## Start
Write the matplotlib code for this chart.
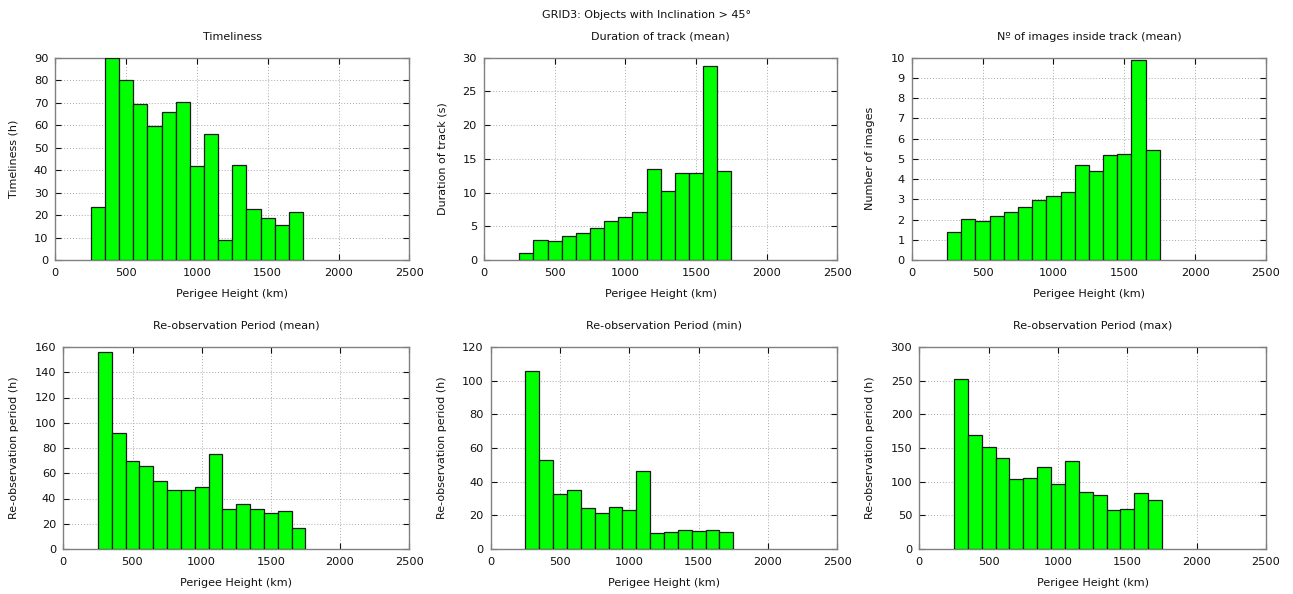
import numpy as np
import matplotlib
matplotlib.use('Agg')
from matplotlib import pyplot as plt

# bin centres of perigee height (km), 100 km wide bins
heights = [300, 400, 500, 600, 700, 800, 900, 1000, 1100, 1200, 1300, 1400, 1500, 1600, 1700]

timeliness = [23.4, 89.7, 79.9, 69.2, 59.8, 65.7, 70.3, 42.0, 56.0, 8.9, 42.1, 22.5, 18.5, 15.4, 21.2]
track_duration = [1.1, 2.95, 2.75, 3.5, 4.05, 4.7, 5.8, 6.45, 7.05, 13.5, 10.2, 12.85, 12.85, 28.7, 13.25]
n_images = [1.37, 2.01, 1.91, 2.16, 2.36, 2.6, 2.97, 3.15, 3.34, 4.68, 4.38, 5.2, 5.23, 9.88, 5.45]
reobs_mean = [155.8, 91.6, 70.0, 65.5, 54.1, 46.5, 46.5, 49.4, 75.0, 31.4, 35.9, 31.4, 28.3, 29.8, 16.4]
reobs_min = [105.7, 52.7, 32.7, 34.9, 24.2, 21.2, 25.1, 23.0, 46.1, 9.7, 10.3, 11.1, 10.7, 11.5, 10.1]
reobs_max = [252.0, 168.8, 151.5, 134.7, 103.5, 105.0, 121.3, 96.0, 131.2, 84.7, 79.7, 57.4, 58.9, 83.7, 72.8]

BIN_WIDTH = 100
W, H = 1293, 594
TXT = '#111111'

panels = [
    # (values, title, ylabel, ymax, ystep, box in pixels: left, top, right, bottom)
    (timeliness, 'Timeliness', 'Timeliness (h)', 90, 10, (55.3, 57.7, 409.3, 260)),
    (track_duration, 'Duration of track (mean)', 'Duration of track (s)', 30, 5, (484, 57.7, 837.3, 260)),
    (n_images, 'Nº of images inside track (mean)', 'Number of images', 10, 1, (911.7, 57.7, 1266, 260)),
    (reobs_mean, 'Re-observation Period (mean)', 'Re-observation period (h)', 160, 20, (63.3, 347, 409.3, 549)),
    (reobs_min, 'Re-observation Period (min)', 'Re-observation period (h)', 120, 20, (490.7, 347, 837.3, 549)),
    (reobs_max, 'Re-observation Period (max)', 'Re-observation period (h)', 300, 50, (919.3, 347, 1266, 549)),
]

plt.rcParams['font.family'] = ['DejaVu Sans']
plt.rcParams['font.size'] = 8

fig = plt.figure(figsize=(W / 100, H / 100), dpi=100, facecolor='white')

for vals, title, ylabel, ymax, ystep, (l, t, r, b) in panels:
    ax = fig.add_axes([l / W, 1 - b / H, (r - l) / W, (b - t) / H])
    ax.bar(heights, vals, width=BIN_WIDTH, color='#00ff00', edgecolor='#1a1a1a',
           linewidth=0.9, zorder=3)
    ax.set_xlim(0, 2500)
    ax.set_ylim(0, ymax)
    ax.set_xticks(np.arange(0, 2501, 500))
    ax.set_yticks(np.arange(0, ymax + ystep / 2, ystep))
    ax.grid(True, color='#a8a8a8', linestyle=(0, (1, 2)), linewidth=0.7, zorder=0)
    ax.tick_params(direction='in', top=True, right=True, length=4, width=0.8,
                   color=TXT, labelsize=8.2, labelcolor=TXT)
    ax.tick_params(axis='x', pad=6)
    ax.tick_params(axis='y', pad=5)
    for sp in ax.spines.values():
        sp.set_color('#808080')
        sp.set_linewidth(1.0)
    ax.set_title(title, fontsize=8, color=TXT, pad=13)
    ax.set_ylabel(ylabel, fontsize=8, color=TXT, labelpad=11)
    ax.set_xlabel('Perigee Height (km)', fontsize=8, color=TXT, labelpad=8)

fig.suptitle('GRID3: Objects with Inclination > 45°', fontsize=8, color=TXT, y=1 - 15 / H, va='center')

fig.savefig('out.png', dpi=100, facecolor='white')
## End
## Start
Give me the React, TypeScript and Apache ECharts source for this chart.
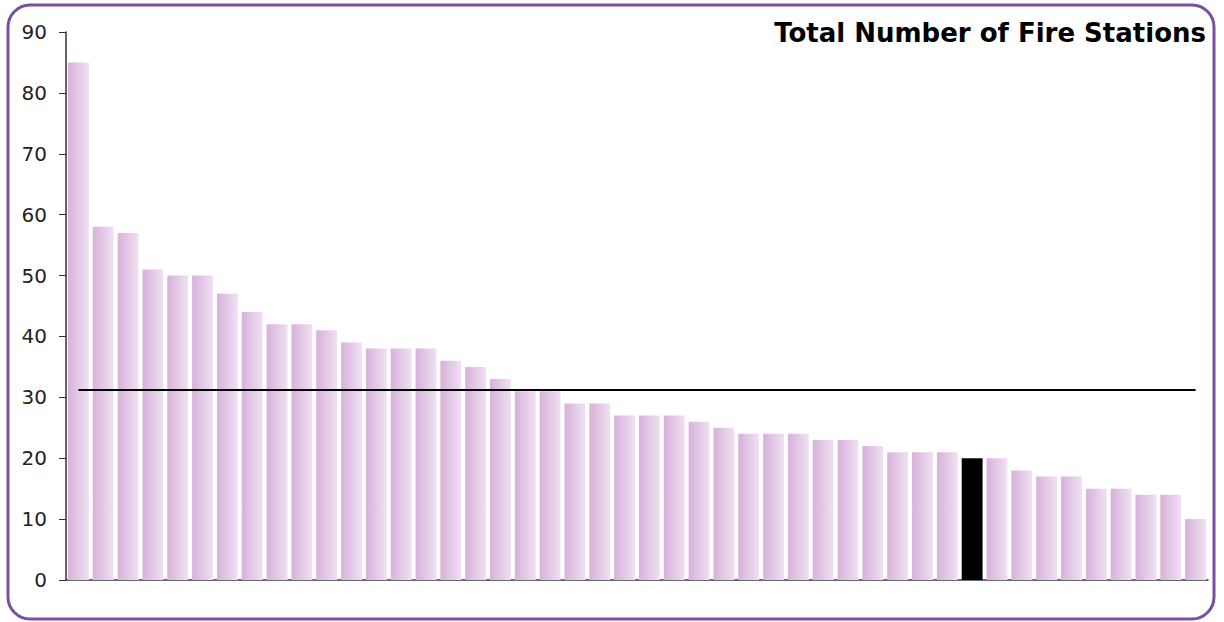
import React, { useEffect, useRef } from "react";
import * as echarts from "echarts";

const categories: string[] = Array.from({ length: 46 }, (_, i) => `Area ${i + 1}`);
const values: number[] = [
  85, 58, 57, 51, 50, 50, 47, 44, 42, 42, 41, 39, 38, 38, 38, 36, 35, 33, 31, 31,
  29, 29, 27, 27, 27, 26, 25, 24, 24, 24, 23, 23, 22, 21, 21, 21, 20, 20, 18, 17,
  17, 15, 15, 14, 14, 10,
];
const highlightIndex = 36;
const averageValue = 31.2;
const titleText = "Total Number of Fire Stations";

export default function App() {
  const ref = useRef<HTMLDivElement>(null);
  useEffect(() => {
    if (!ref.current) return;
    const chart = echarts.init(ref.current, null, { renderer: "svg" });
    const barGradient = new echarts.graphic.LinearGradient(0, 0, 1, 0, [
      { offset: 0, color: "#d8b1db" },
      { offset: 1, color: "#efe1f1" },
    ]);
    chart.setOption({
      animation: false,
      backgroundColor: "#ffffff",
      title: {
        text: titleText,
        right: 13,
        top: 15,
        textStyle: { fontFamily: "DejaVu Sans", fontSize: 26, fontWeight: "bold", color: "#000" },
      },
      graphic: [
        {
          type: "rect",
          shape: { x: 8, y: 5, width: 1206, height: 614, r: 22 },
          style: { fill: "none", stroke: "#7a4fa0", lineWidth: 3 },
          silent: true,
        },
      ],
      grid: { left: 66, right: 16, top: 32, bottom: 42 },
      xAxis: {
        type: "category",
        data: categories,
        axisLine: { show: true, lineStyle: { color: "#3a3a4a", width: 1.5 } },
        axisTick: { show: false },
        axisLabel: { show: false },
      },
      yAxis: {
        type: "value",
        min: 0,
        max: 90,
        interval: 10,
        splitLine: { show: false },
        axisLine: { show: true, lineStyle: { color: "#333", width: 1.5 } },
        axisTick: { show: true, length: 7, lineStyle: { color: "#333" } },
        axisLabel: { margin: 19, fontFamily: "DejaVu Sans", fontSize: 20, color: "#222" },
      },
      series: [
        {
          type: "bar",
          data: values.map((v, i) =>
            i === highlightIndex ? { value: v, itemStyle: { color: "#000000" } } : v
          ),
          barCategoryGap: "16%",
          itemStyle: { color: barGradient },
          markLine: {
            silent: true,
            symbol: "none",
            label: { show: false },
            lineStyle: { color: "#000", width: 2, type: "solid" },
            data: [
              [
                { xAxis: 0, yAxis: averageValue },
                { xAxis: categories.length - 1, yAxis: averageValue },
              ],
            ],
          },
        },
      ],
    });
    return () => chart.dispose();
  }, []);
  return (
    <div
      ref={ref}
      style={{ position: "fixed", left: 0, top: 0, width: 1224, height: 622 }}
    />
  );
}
## End
## Start
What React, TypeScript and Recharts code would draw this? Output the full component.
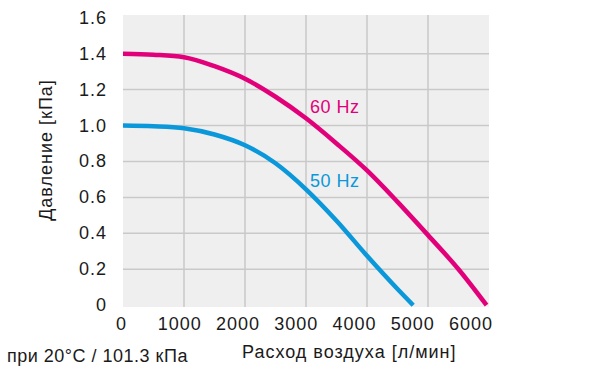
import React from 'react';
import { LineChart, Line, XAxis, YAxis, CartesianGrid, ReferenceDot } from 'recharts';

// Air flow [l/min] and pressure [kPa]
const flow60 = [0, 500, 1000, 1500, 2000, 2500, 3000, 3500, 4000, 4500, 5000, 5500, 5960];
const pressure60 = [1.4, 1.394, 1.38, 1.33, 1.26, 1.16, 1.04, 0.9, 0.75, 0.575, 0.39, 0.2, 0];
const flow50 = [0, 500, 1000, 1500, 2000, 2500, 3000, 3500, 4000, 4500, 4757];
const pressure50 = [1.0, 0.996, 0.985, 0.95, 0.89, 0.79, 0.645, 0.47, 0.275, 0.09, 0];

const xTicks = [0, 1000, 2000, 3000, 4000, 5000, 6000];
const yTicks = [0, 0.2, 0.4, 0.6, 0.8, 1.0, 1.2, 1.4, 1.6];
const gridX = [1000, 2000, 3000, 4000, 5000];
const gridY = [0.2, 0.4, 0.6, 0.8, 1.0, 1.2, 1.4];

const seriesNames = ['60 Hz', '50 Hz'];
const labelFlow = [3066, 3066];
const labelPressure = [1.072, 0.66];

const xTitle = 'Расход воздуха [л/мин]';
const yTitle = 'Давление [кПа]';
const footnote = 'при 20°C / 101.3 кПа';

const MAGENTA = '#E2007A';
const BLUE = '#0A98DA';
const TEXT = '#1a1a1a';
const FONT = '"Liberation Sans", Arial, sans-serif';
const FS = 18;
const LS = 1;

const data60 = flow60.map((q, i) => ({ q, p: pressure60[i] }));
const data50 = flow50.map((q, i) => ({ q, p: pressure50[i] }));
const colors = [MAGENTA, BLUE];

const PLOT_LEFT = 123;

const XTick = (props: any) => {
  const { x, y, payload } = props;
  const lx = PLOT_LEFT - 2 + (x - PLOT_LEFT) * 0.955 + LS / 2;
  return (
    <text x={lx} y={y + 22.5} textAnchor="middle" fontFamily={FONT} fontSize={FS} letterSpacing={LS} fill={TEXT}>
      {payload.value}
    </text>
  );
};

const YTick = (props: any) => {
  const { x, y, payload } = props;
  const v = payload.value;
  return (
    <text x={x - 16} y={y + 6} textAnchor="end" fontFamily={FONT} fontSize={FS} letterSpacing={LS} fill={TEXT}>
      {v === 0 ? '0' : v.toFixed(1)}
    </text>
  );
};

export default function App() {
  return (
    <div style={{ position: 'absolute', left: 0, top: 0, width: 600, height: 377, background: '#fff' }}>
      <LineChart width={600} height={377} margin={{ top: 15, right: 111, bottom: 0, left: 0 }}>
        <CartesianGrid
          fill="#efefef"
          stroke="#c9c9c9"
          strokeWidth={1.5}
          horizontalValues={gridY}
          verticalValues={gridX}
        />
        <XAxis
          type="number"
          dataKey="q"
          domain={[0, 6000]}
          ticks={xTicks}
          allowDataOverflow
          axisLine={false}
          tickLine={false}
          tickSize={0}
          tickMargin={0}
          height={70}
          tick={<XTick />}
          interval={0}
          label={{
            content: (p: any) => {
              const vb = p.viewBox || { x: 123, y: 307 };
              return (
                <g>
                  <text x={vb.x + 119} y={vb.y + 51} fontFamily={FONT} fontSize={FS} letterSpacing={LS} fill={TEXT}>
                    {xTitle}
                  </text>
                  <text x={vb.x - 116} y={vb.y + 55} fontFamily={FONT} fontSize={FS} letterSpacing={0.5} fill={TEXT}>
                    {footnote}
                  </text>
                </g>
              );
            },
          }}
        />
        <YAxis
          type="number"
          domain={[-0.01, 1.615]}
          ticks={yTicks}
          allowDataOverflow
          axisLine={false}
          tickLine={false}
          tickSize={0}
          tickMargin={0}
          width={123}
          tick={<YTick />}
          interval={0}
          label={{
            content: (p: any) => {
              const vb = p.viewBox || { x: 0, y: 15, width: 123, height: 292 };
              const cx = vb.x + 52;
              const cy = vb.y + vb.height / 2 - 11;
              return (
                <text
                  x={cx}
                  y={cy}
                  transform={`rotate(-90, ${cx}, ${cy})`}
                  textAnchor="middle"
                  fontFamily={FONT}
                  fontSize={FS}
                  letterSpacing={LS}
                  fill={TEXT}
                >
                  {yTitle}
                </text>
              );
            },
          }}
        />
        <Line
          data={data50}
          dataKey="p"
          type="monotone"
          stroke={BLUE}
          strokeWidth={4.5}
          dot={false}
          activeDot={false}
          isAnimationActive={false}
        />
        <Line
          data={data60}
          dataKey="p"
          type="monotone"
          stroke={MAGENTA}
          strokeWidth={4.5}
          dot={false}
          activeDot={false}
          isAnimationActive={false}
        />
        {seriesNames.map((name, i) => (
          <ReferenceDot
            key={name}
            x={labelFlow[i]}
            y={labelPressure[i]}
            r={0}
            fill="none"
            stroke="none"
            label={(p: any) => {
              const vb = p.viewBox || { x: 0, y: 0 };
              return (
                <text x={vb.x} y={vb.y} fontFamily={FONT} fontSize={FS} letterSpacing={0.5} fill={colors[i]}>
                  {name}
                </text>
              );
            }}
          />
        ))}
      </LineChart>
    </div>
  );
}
## End
• What the task requires: Start at the line containing "Write the matplotlib code for this chart." and stop at the line containing "from matplotlib import pyplot as plt"; transcribe those lines exactly, skipping pictures.

• Written answer:
Write the matplotlib code for this chart.
import numpy as np
import matplotlib
matplotlib.use('Agg')
from matplotlib import pyplot as plt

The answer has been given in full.